Another reason for this increasing wariness of minorities may be a campaigning lawyer and minority stakeholder in dozens of big state-owned companies, Alexei Navalny. He has used his position to demand information from companies and has not hidden his intention to make any disclosures of corruption or wastefulness public.

Norilsk's Klishas said that “in the majority of cases the information requested by the shareholder is not a realization, under law, of their rights, but requested solely with the aim of receiving and then disclosing this information for commercial reasons.”

Gavrilov said the dividends of minority shareholders were “in extreme danger” from shareholders with their own agendas.

Navalny demanded in January that 10 companies in which he held minority shares reveal details of their meetings of directors. Rosneft resisted his request in the courts.
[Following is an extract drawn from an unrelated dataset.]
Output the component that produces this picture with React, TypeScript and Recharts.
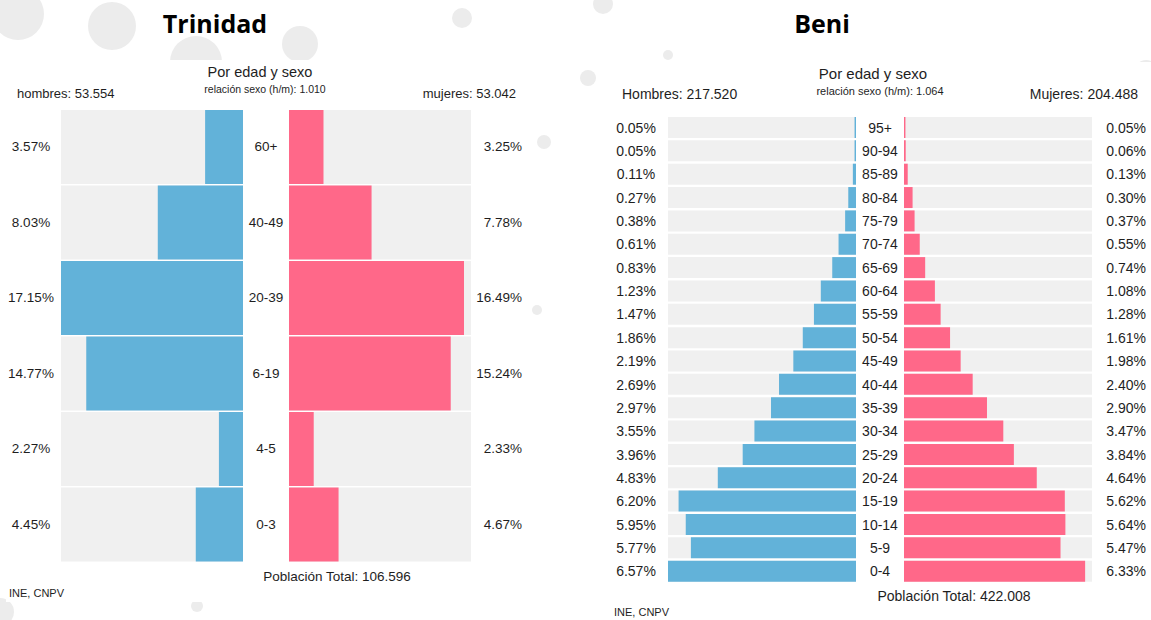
import React from 'react'
import { BarChart, Bar, XAxis, YAxis } from 'recharts'

// Trinidad (% of population by age group)
const trinidadAges = ['60+', '40-49', '20-39', '6-19', '4-5', '0-3']
const trinidadMale = [3.57, 8.03, 17.15, 14.77, 2.27, 4.45]
const trinidadFemale = [3.25, 7.78, 16.49, 15.24, 2.33, 4.67]

// Beni (% of population by 5-year group)
const beniAges = [
  '95+', '90-94', '85-89', '80-84', '75-79', '70-74', '65-69', '60-64', '55-59', '50-54',
  '45-49', '40-44', '35-39', '30-34', '25-29', '20-24', '15-19', '10-14', '5-9', '0-4',
]
const beniMale = [0.05, 0.05, 0.11, 0.27, 0.38, 0.61, 0.83, 1.23, 1.47, 1.86, 2.19, 2.69, 2.97, 3.55, 3.96, 4.83, 6.2, 5.95, 5.77, 6.57]
const beniFemale = [0.05, 0.06, 0.13, 0.3, 0.37, 0.55, 0.74, 1.08, 1.28, 1.61, 1.98, 2.4, 2.9, 3.47, 3.84, 4.64, 5.62, 5.64, 5.47, 6.33]

const BLUE = '#62b2d9'
const PINK = '#ff6889'
const GREY = '#f0f0f0'
const FONT = '"Liberation Sans", Arial, sans-serif'
const INK = '#1e1e1e'

interface Geometry {
  maleLabelX: number
  maleLeft: number
  maleRight: number
  femaleLeft: number
  femaleRight: number
  femaleLabelRight: number
  top: number
  bottom: number
  fontSize: number
}

const pct = (v: number) => v.toFixed(2) + '%'

function Pyramid({ ages, male, female, g }: { ages: string[]; male: number[]; female: number[]; g: Geometry }) {
  const rows = ages.map((age, i) => ({ age, male: male[i], female: female[i] }))
  const max = Math.max(...male, ...female)
  const height = g.bottom - g.top
  const maleChartLeft = g.maleLeft - 61
  const femaleWidth = g.femaleLabelRight + 4 - g.maleRight
  const ageAxisW = g.femaleLeft - g.maleRight
  const pctAxisW = femaleWidth - (g.femaleRight - g.maleRight)

  const text = { fontFamily: FONT, fontSize: g.fontSize, fill: INK }

  return (
    <>
      <div style={{ position: 'absolute', left: maleChartLeft, top: g.top }}>
        <BarChart
          width={g.maleRight - maleChartLeft}
          height={height}
          data={rows}
          layout="vertical"
          margin={{ top: 0, right: 0, bottom: 0, left: 0 }}
          barCategoryGap={1}
        >
          <XAxis type="number" domain={[0, max]} reversed hide />
          <YAxis
            type="category"
            dataKey="age"
            width={61}
            axisLine={false}
            tickLine={false}
            tick={(p: any) => (
              <text x={g.maleLabelX - maleChartLeft} y={p.y} textAnchor="middle" dominantBaseline="central" style={text}>
                {pct(male[p.index])}
              </text>
            )}
          />
          <Bar dataKey="male" fill={BLUE} background={{ fill: GREY }} isAnimationActive={false} />
        </BarChart>
      </div>
      <div style={{ position: 'absolute', left: g.maleRight, top: g.top }}>
        <BarChart
          width={femaleWidth}
          height={height}
          data={rows}
          layout="vertical"
          margin={{ top: 0, right: 0, bottom: 0, left: 0 }}
          barCategoryGap={1}
        >
          <XAxis type="number" domain={[0, max]} hide />
          <YAxis
            yAxisId="age"
            type="category"
            dataKey="age"
            width={ageAxisW}
            axisLine={false}
            tickLine={false}
            tick={(p: any) => (
              <text x={ageAxisW / 2} y={p.y} textAnchor="middle" dominantBaseline="central" style={text}>
                {p.payload.value}
              </text>
            )}
          />
          <YAxis
            yAxisId="pct"
            orientation="right"
            type="category"
            dataKey="age"
            width={pctAxisW}
            axisLine={false}
            tickLine={false}
            tick={(p: any) => (
              <text x={femaleWidth - 4} y={p.y} textAnchor="end" dominantBaseline="central" style={text}>
                {pct(female[p.index])}
              </text>
            )}
          />
          <Bar yAxisId="age" dataKey="female" fill={PINK} background={{ fill: GREY }} isAnimationActive={false} />
        </BarChart>
      </div>
    </>
  )
}

const trinidadGeo: Geometry = {
  maleLabelX: 31, maleLeft: 61, maleRight: 243, femaleLeft: 289, femaleRight: 471,
  femaleLabelRight: 522, top: 109, bottom: 562, fontSize: 13.5,
}
const beniGeo: Geometry = {
  maleLabelX: 636, maleLeft: 668, maleRight: 856, femaleLeft: 904, femaleRight: 1092,
  femaleLabelRight: 1146, top: 116, bottom: 583, fontSize: 14,
}

// faint decorative dots of the slide background
const dots = [
  [18, 14, 26], [112, 26, 24], [196, 62, 26], [300, 44, 18], [462, 18, 10], [603, 4, 10],
  [544, 142, 7], [537, 310, 5], [668, 55, 5], [1146, 72, 12], [1142, 420, 8], [0, 612, 14],
  [197, 606, 6], [588, 78, 8],
]

export default function App() {
  const t = { fontFamily: FONT, fill: INK }
  return (
    <div style={{ position: 'absolute', left: 0, top: 0, width: 1151, height: 620, background: '#fff', overflow: 'hidden' }}>
      <svg width={1151} height={620} style={{ position: 'absolute', left: 0, top: 0 }}>
        {dots.map(([cx, cy, r], i) => (
          <circle key={i} cx={cx} cy={cy} r={r} fill="#ececec" />
        ))}
        <rect x={6} y={60} width={526} height={542} fill="#fff" />
        <rect x={596} y={62} width={555} height={558} fill="#fff" />

        <text x={215} y={23} textAnchor="middle" dominantBaseline="central" style={{ ...t, fontFamily: '"Open Sans", sans-serif', fontWeight: 700, fontSize: 25, fill: '#000' }}>Trinidad</text>
        <text x={822} y={23} textAnchor="middle" dominantBaseline="central" style={{ ...t, fontFamily: '"Open Sans", sans-serif', fontWeight: 700, fontSize: 25, fill: '#000' }}>Beni</text>

        <text x={260} y={72} textAnchor="middle" dominantBaseline="central" style={{ ...t, fontSize: 14.5 }}>Por edad y sexo</text>
        <text x={265} y={89} textAnchor="middle" dominantBaseline="central" style={{ ...t, fontSize: 10.5 }}>relación sexo (h/m): 1.010</text>
        <text x={17} y={93} dominantBaseline="central" style={{ ...t, fontSize: 13 }}>hombres: 53.554</text>
        <text x={516} y={93} textAnchor="end" dominantBaseline="central" style={{ ...t, fontSize: 13 }}>mujeres: 53.042</text>
        <text x={337} y={576} textAnchor="middle" dominantBaseline="central" style={{ ...t, fontSize: 13.5 }}>Población Total: 106.596</text>
        <text x={9} y={593} dominantBaseline="central" style={{ ...t, fontSize: 11 }}>INE, CNPV</text>

        <text x={873} y={73} textAnchor="middle" dominantBaseline="central" style={{ ...t, fontSize: 15 }}>Por edad y sexo</text>
        <text x={880} y={91} textAnchor="middle" dominantBaseline="central" style={{ ...t, fontSize: 11 }}>relación sexo (h/m): 1.064</text>
        <text x={622} y={94} dominantBaseline="central" style={{ ...t, fontSize: 14 }}>Hombres: 217.520</text>
        <text x={1138} y={94} textAnchor="end" dominantBaseline="central" style={{ ...t, fontSize: 14 }}>Mujeres: 204.488</text>
        <text x={954} y={596} textAnchor="middle" dominantBaseline="central" style={{ ...t, fontSize: 14 }}>Población Total: 422.008</text>
        <text x={614} y={612} dominantBaseline="central" style={{ ...t, fontSize: 11 }}>INE, CNPV</text>
      </svg>
      <Pyramid ages={trinidadAges} male={trinidadMale} female={trinidadFemale} g={trinidadGeo} />
      <Pyramid ages={beniAges} male={beniMale} female={beniFemale} g={beniGeo} />
    </div>
  )
}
On Aug. 17, the Moscow Arbitration Court ruled in Navalny's favor, but Rosneft has appealed the dispute to the Constitutional Court.

The debate is not simply a reaction to the actions of one individual, said Leonid Slipchenko, a financial analyst at UralSib.

Any talk of additional curtailments of minority shareholder rights is “absolutely irrational,” given plans by the government to sell a 35.5 percent minus 1 share stake in VTB by the end of 2012 and a 25 percent minus 1 share stake in Rosneft by 2015, as well as Moscow's aspiration to be a financial center, Slipchenko added.

The Association for the Defense of Investors Rights said in an e-mailed statement that although they agreed with some of the proposed changes, “we fear that such restrictions on the sources of information for minority shareholders will enable a reduction in the transparency of issuing companies and that will, in its turn, facilitate misuse.”  

Analysts have echoed these criticisms, suggesting that limiting the rights of minority shareholders might deter investors, particularly from abroad.

“These proposals contradict world practice and the task of attracting foreign capital put forward by the Russian economic authorities,” Osin said.  

Stephen Wells, a former chief economist at the London Stock Exchange, said foreign investors are generally very nervous that they are operating at a disadvantage relative to local investors.

“Any move which explicitly puts them at such a disadvantage — such as restricting information available to minority shareholders — merely serves to reinforce that fear,” said Wells, who is now head of Eurasia Strategy and Communication's capital markets group.

“When I am advising on developing markets one of the things I stress is the need to protect minority shareholders since, unless all shareholders feel they are getting as fair a deal as possible, it is unlikely that any proper financial market, let alone a financial center, will develop," Wells said.